Ingredients:
- 1 bowl Cooked sushi rice (170g)
- 1 sheet Nori seaweed
- 1 tablespoon Flying fish roe
- 1 tablespoon Sesame seeds
- 1 piece Cucumber, cut into 1-cm-thick sticks
- 1 piece Thick tamagoyaki (rolled omelette), cut into 1-cm-thick sticks
- 1 piece Salmon or crab stick, cut into 1/8 lengthways
- 1 Avocado, sliced into eighths lengthwise
- 1 Red leaf lettuce, leaves separated
- 1 tablespoon Pickled ginger in sweet vinegar
- 1 small handful Daikon radish sprouts
Instructions:
- Cut cucumber, tamagoyaki, and salmon or crab stick into 1-cm-thick sticks. Slice avocado into eighths lengthwise.
- Lay a sheet of nori on a piece of cling film.
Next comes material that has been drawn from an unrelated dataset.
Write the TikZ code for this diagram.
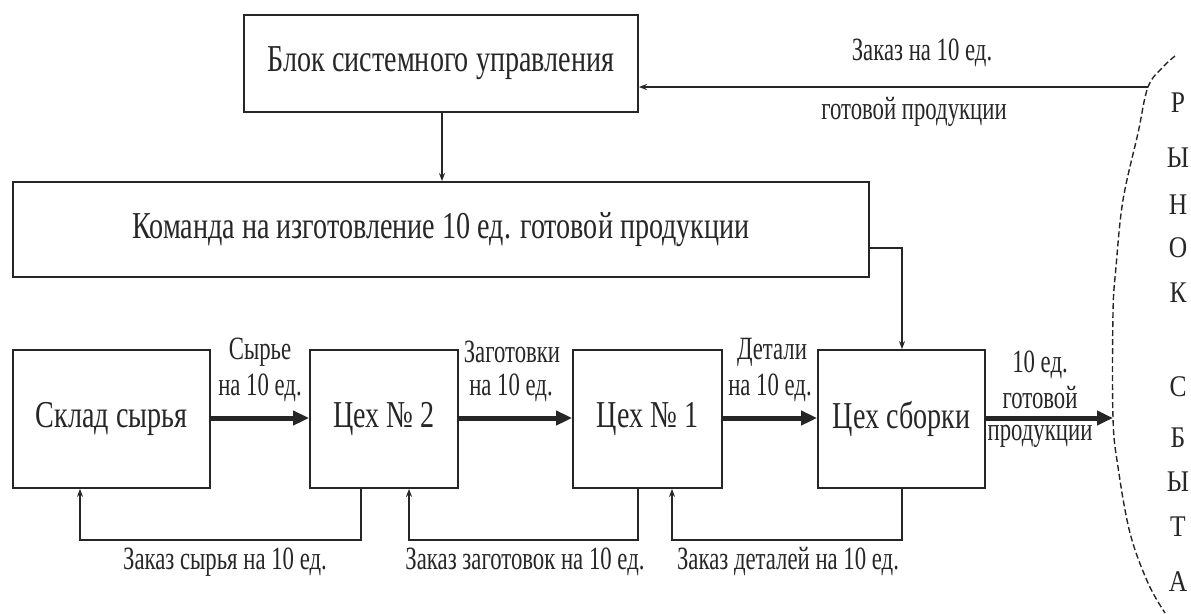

Spread a layer of sushi rice evenly over the nori, leaving a border at the top and bottom.
- Flip the nori with rice onto the cling film. Layer red leaf lettuce first, then the other filling ingredients.
- Starting from the front, gently roll the sushi away from you while using your fingers to press tightly. Avoid including cling film in the roll.
- Wrap the sushi roll in cling film and place it inside the makisu mat. Press firmly and allow it to rest for 10-20 minutes.
- Coat the outside of the sushi with sesame seeds and flying fish roe, spreading it evenly with a spoon.
- Top with daikon radish sprouts and serve with optional pickled ginger.
- Optionally, serve with soy sauce and mayonnaise or use leftover ingredients to make a colorful seafood delight salad.